Dlaczego nie?
Tomasz Lis udowadnia mi właśnie w telewizorze, że ktoś oszukał Rosjan i wymusił na nich wybór na nowego prezydenta Rosji popieranego przez obecnie piastującego to stanowisko Włodzimierza Putina, Dymitra Miedwiediewa. Pan Lis nie raz już dał dowód na to, że widzi Świat przez pryzmat politycznej poprawności – nijakiej, rozmytej, bez własnego zdania, powtarzącej ogólniki które można wyczytać w Gazecie Wyborczej – ważne żeby trzymać się głównego nurtu. Obecnie „na tapecie” mamy straszny reżim w Rosji. Biednych Rosjan ogłupionych przez dyspozycyjne media, którzy wbrew swej woli są zmuszani do głosowania na określonego, swojego kandydata.
Ten sam zacny dziennikarz (i wiele innych „gwiazd mediów”) nie widzi jednak, że dokładnie to samo mamy obecnie w Polsce! Maleńka różnica jest taka, że tam wygrał wybory jeden kandydat, a u nas wygrywa wybory kilka tych samych, koncesjonowanych partii. To co oba przypadki łączy to monopol na reżimowe media.

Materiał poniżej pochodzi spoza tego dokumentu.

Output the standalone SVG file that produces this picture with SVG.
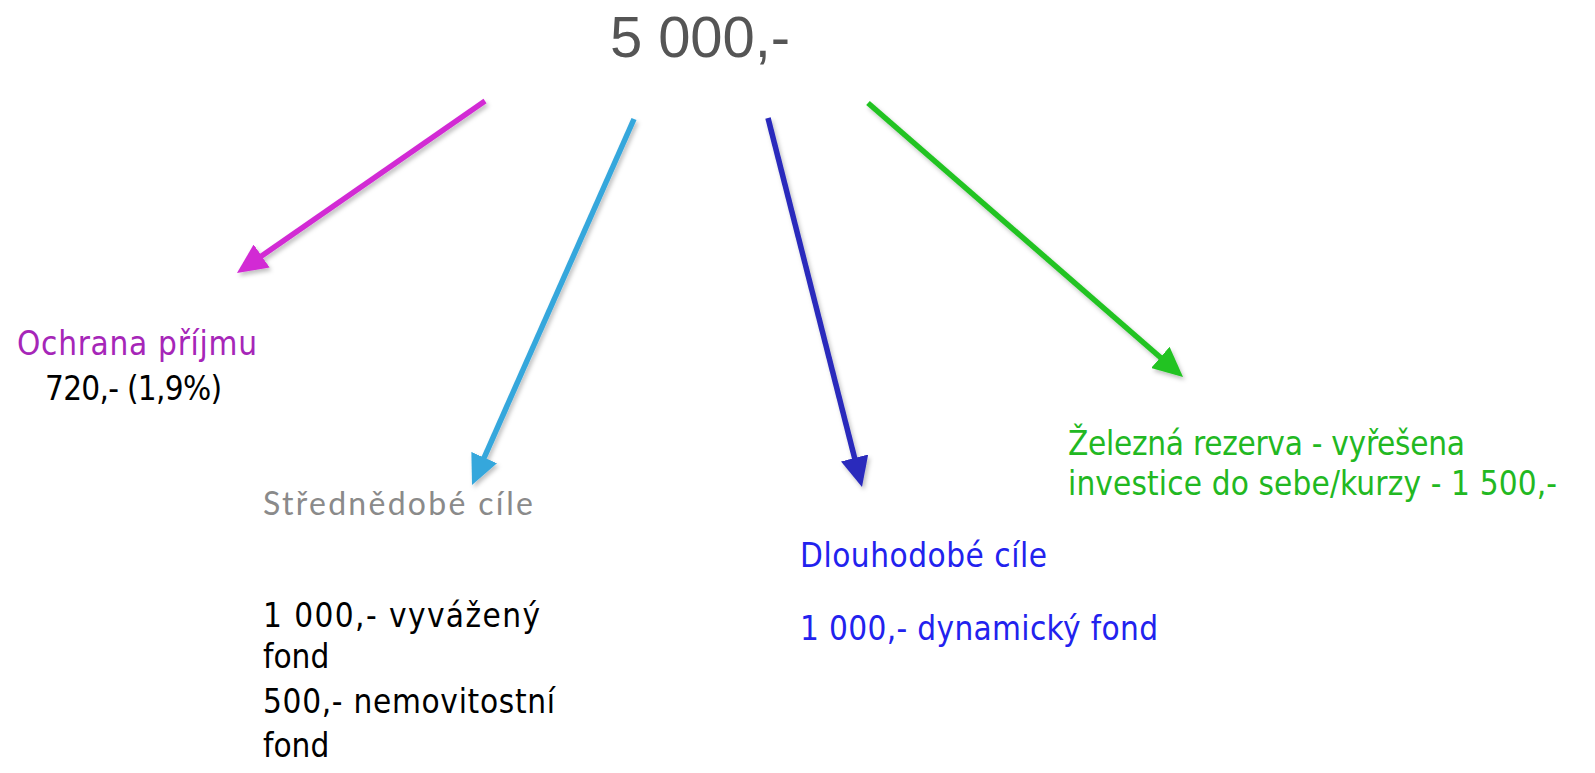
<svg xmlns="http://www.w3.org/2000/svg" width="1595" height="773" viewBox="0 0 1595 773">
<style>
  .t { font-family: "DejaVu Sans Condensed", "DejaVu Sans", sans-serif; font-stretch: condensed; font-size: 33px; }
  .title { font-family: "Liberation Sans", Arial, sans-serif; font-size: 58px; fill: #555555; }
  .mid { font-family: Lato, "Open Sans", sans-serif; font-size: 32px; fill: #8a8a8a; }
  .conn { stroke-width: 5.5; fill: none; filter: url(#sh); }
</style>
<defs>
  <filter id="sh" x="-20%" y="-20%" width="140%" height="140%">
    <feDropShadow dx="2" dy="3" stdDeviation="2" flood-color="#000" flood-opacity="0.25"/>
  </filter>
  <marker id="amag" markerUnits="userSpaceOnUse" viewBox="0 0 30 28" refX="15" refY="14" markerWidth="30" markerHeight="28" orient="auto"><path d="M0,0 L30,14 L0,28 z" fill="#d22bd4"/></marker>
  <marker id="acyan" markerUnits="userSpaceOnUse" viewBox="0 0 30 28" refX="15" refY="14" markerWidth="30" markerHeight="28" orient="auto"><path d="M0,0 L30,14 L0,28 z" fill="#36a7dc"/></marker>
  <marker id="ablue" markerUnits="userSpaceOnUse" viewBox="0 0 30 28" refX="15" refY="14" markerWidth="30" markerHeight="28" orient="auto"><path d="M0,0 L30,14 L0,28 z" fill="#2a2abc"/></marker>
  <marker id="agreen" markerUnits="userSpaceOnUse" viewBox="0 0 30 28" refX="15" refY="14" markerWidth="30" markerHeight="28" orient="auto"><path d="M0,0 L30,14 L0,28 z" fill="#22c322"/></marker>
</defs>
<rect width="1595" height="773" fill="#ffffff"/>

<g id="connectors">
  <line class="conn" x1="485" y1="101" x2="249.3" y2="264.5" stroke="#d22bd4" marker-end="url(#amag)"/>
  <line class="conn" x1="634" y1="119" x2="478.1" y2="471.3" stroke="#36a7dc" marker-end="url(#acyan)"/>
  <line class="conn" x1="768" y1="118" x2="858.3" y2="472.5" stroke="#2a2abc" marker-end="url(#ablue)"/>
  <line class="conn" x1="868" y1="103" x2="1171.7" y2="367.2" stroke="#22c322" marker-end="url(#agreen)"/>
</g>

<g id="root">
  <text class="title" x="610" y="57" textLength="180">5 000,-</text>
</g>

<g id="ochrana">
  <text class="t" x="17" y="355" fill="#a626b8" textLength="240">Ochrana příjmu</text>
  <text class="t" x="45" y="400" fill="#000000" textLength="177">720,- (1,9%)</text>
</g>

<g id="strednedobe">
  <text class="mid" x="263" y="515" textLength="270">Střednědobé cíle</text>
  <text class="t" x="263" y="627" fill="#000000" textLength="277">1 000,- vyvážený</text>
  <text class="t" x="263" y="668" fill="#000000">fond</text>
  <text class="t" x="263" y="713" fill="#000000" textLength="292">500,- nemovitostní</text>
  <text class="t" x="263" y="757" fill="#000000">fond</text>
</g>

<g id="dlouhodobe">
  <text class="t" x="800" y="567" fill="#2222ee" textLength="247">Dlouhodobé cíle</text>
  <text class="t" x="800" y="640" fill="#2222ee" textLength="358">1 000,- dynamický fond</text>
</g>

<g id="rezerva">
  <text class="t" x="1068" y="455" fill="#22b822" textLength="397">Železná rezerva - vyřešena</text>
  <text class="t" x="1068" y="495" fill="#22b822" textLength="489">investice do sebe/kurzy - 1 500,-</text>
</g>
</svg>
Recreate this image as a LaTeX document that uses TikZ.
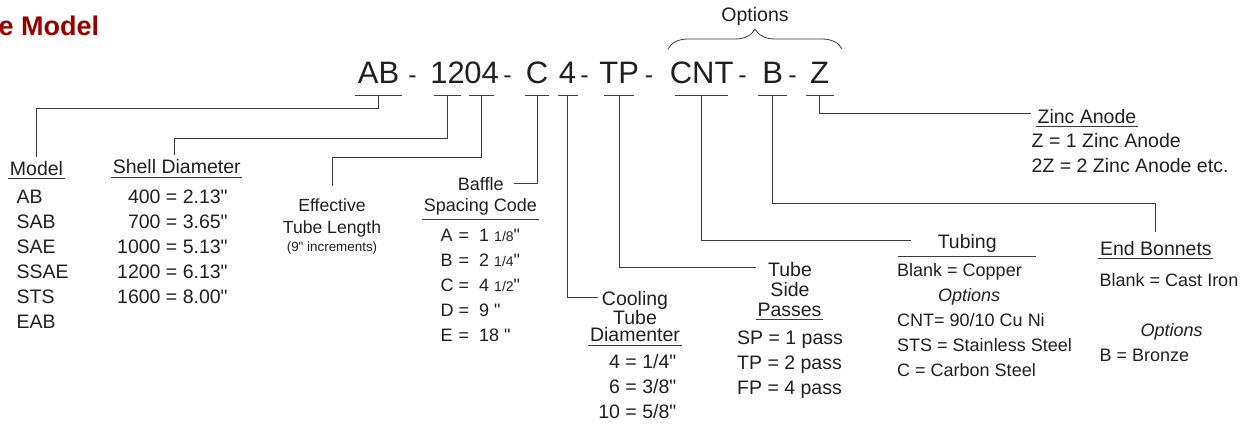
\documentclass[tikz,border=0pt]{standalone}
\usepackage{fontspec}
\setmainfont{Liberation Sans}[Ligatures=TeXOff]
\usetikzlibrary{decorations.pathreplacing}
\definecolor{ink}{RGB}{35,31,32}
\definecolor{wirecol}{RGB}{60,60,60}
\definecolor{titlered}{RGB}{153,0,0}
\newcommand\rows[2][l]{\begin{tabular}[t]{@{}#1@{}}#2\end{tabular}}
\newcommand\fr[1]{{\fontsize{14}{14}\selectfont #1}}
\tikzset{%
   code/.style={font=\fontsize{31}{31}\selectfont, text=ink, inner sep=0pt, anchor=base},
   seg/.style={code, inner ysep=11.7pt},
   dashsym/.style={code, font=\fontsize{25}{25}\selectfont},
   lbl/.style={font=\fontsize{19.5}{25}\selectfont, text=ink, inner sep=0pt},
   sml/.style={font=\fontsize{18}{25}\selectfont, text=ink, inner sep=0pt},
   head/.style={inner xsep=1.5pt, inner ysep=3.5pt, anchor=base},
   wire/.style={draw=wirecol, line width=1pt},
   title/.style={font=\fontsize{27}{27}\selectfont\bfseries, text=titlered, inner sep=0pt},
}

\begin{document}
\begin{tikzpicture}[x=1pt, y=-1pt]
   \useasboundingbox (0,0) rectangle (1246,426);
   \node[title, anchor=base west] (ttl) at (-1.5,35) {e Model};
   % model code
   \node[seg] (ab) at (378.5,83.3) {AB};
   \node[seg] (n12) at (447.5,83.3) {12};
   \node[seg] (n04) at (481.7,83.3) {04};
   \node[seg] (c) at (537,83.3) {C};
   \node[seg] (four) at (567.5,83.3) {4};
   \node[seg] (tp) at (619.2,83.3) {TP};
   \node[seg] (cnt) at (701.7,83.3) {CNT};
   \node[seg] (b) at (772.8,83.3) {B};
   \node[seg] (z) at (819.5,83.3) {Z};
   \foreach \x [count=\i] in {412.5,507.5,584.5,649,742.5,792.5}
      \node[dashsym] (d\i) at (\x,83.3) {-};
   \foreach \s/\w in {ab/47,n12/27,n04/25,c/24,four/20,tp/30,cnt/53,b/29,z/28}
      \draw[wire] ([xshift=-\w/2]\s.south) -- ([xshift=\w/2]\s.south);
   % options brace
   \coordinate (optl) at (668,49);
   \coordinate (optr) at (842,49);
   \draw[wire, line width=0.8pt, decorate, decoration={brace, amplitude=20pt}] (optl) -- (optr);
   \node[lbl, anchor=base] (opt) at (755,21.7) {Options};
   % headings
   \node[lbl, head] (model) at (36.5,175) {Model};
   \node[lbl, anchor=base west] (models) at (16.5,203) {\rows{AB\\SAB\\SAE\\SSAE\\STS\\EAB}};
   \node[lbl, head] (shell) at (176.7,173.3) {Shell Diameter};
   \node[lbl, anchor=base west] (sizes) at (117,203) {\rows[r@{ = }l]{400 & 2.13"\\700 & 3.65"\\1000 & 5.13"\\1200 & 6.13"\\1600 & 8.00"}};
   \node[sml, font=\fontsize{17.6}{21.6}\selectfont, anchor=base] (eff) at (332,211.7)
      {\rows[c]{Effective\\Tube Length\\[-3pt]{\fontsize{13.4}{16}\selectfont (9" increments)}}};
   \node[sml, anchor=base] (baf) at (480.8,190) {Baffle};
   \node[sml, head] (spc) at (480.5,211.7) {Spacing Code};
   \node[sml, anchor=base west] (bsp) at (440.5,241.7)
      {\rows[l@{ =\ \ }l]{A & 1 \fr{1/8}"\\B & 2 \fr{1/4}"\\C & 4 \fr{1/2}"\\D & 9 "\\E & 18 "}};
   \node[lbl, font=\fontsize{19.5}{18.3}\selectfont, anchor=base] (cool) at (635,305) {\rows[c]{Cooling\\Tube}};
   \node[lbl, head] (diam) at (635,341.7) {Diamenter};
   \node[lbl, anchor=base east] (csz) at (676.5,368.3) {\rows[r]{4 = 1/4"\\6 = 3/8"\\10 = 5/8"}};
   \node[lbl, font=\fontsize{19.5}{20.5}\selectfont, anchor=base] (tsp) at (790,276) {\rows[c]{Tube\\Side}};
   \node[lbl, head] (pas) at (789.5,316) {Passes};
   \node[lbl, anchor=base west] (pss) at (737,344) {\rows{SP = 1 pass\\TP = 2 pass\\FP = 4 pass}};
   \node[lbl, head, minimum width=138pt] (tub) at (967.2,248.3) {Tubing};
   \node[sml, anchor=base west] (tmat) at (897,276.7)
      {\rows{Blank = Copper\\\hspace{41pt}\textit{Options}\\CNT= 90/10 Cu Ni\\STS = Stainless Steel\\C = Carbon Steel}};
   \node[lbl, head] (endb) at (1155.9,255) {End Bonnets};
   \node[sml, anchor=base west] (bmat) at (1099.5,286.7)
      {\rows{Blank = Cast Iron\\ \\\hspace{41pt}\textit{Options}\\B = Bronze}};
   \node[lbl, head] (zinc) at (1086.9,123) {Zinc Anode};
   \node[lbl, anchor=base west] (zn) at (1031.5,147.3) {\rows{Z = 1 Zinc Anode\\2Z = 2 Zinc Anode etc.}};
   \foreach \n in {model,shell,spc,diam,pas,tub,endb,zinc}
      \draw[wire] (\n.south west) -- (\n.south east);
   % leaders
   \draw[wire] (ab.south) -- ++(0,13) -| (model.north);
   \draw[wire] (n12.south) -- ++(0,43) -| ([xshift=-2.5pt]shell.north);
   \draw[wire] (n04.south) -- ++(0,62) -| ([yshift=10pt]eff.north);
   \draw[wire] (c.south) |- ([xshift=10pt,yshift=7pt]baf.base east);
   \draw[wire] (four.south) |- ([xshift=-37pt,yshift=8pt]cool.base);
   \draw[wire] (tp.south) |- ([xshift=-12pt,yshift=9pt]tsp.base west);
   \draw[wire] (cnt.south) |- ([xshift=13.4pt,yshift=8pt]tub.base west);
   \draw[wire] (b.south) -- ++(0,108.3) -| ([yshift=5pt]endb.north);
   \draw[wire] (z.south) |- ([xshift=-5pt,yshift=9.5pt]zinc.base west);
\end{tikzpicture}
\end{document}
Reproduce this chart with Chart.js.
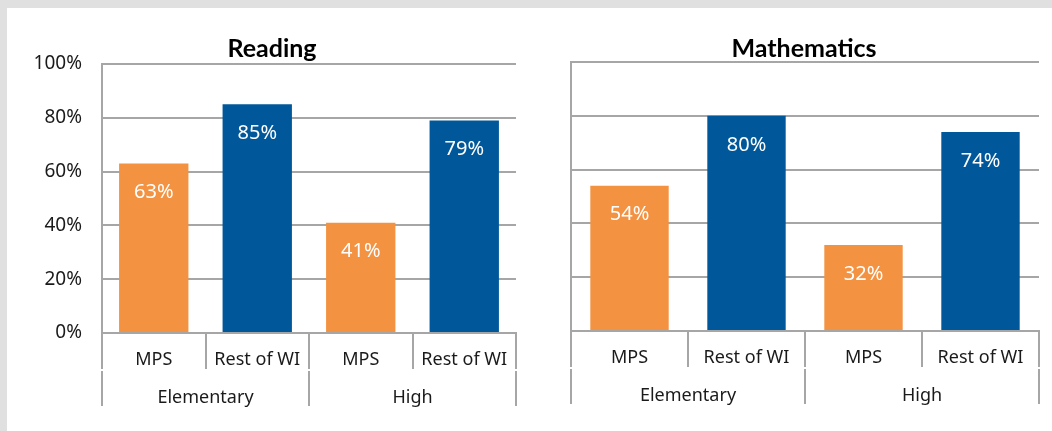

Abstrahując jednak od wpływu propagandy – czy naprawdę nie do zaakceptowania jest fakt, że większość z ponad 140 milionów obywateli Rosji jest zadowolona z rządów Putina i chce ich kontynuacji? Zdejmijcie w końcu klapki z oczu! Zajmijcie się czymś poważnym (na przykład demaskowaniem socjalizmu)!!!